UBS employees can now locate information much more quickly and easily than they had with the prior search tools produced. Employees are finding productivity gains, thanks to the improved search experience and accuracy provided by LAIA.
UBS is expanding the tool globally, all while respecting the tight regulations placed on the industry, along with the needs of its employees. “Moving to a system like this takes training,” says Felicia Efta, Legal Counsel Asset Management, Head of Alternative Funds EMEA at UBS. “We need to switch from keyword search to descriptive search and learn prompting skills. That’s why we’ve also developed bespoke training focused on helping employees to improve their queries and better utilize LAIA.”
“We did a lot of upfront planning to ensure the solution would fit within the highly regulated UBS environment and work for our use case,” says Ilias Fotopoulos, Chapter Lead, AI & Data Engineer at UBS. “At UBS, we were early adopters of Azure AI technologies, and they’ve only gotten better over time. They’ve helped us streamline search across millions of documents at scale and with speed.

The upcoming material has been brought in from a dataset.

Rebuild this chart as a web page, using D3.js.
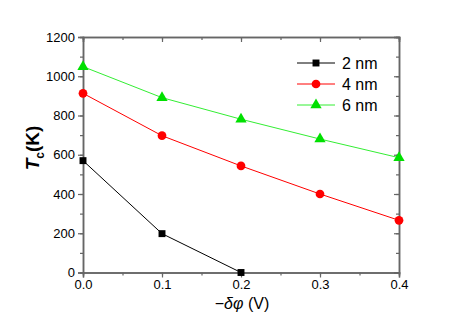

“Deploying Microsoft AI technologies has made our legal teams’ work easier and faster,” says Vlad Stoian, Product Owner for the Legal AI Assistant at UBS. “We plan to enhance LAIA further by converting unstructured data to structured data to make it easier to search and filter documents based on specific criteria. We want to keep unlocking more use cases and improve LAIA’s overall utility.”
“The performance of Azure AI Search exceeded our initial prototype’s results, and it’s helped us build one of the largest-scale knowledge retrieval systems at UBS,” says Fotopoulos. “That just reinforces our certainty that collaborating with Microsoft on this project was the right decision.”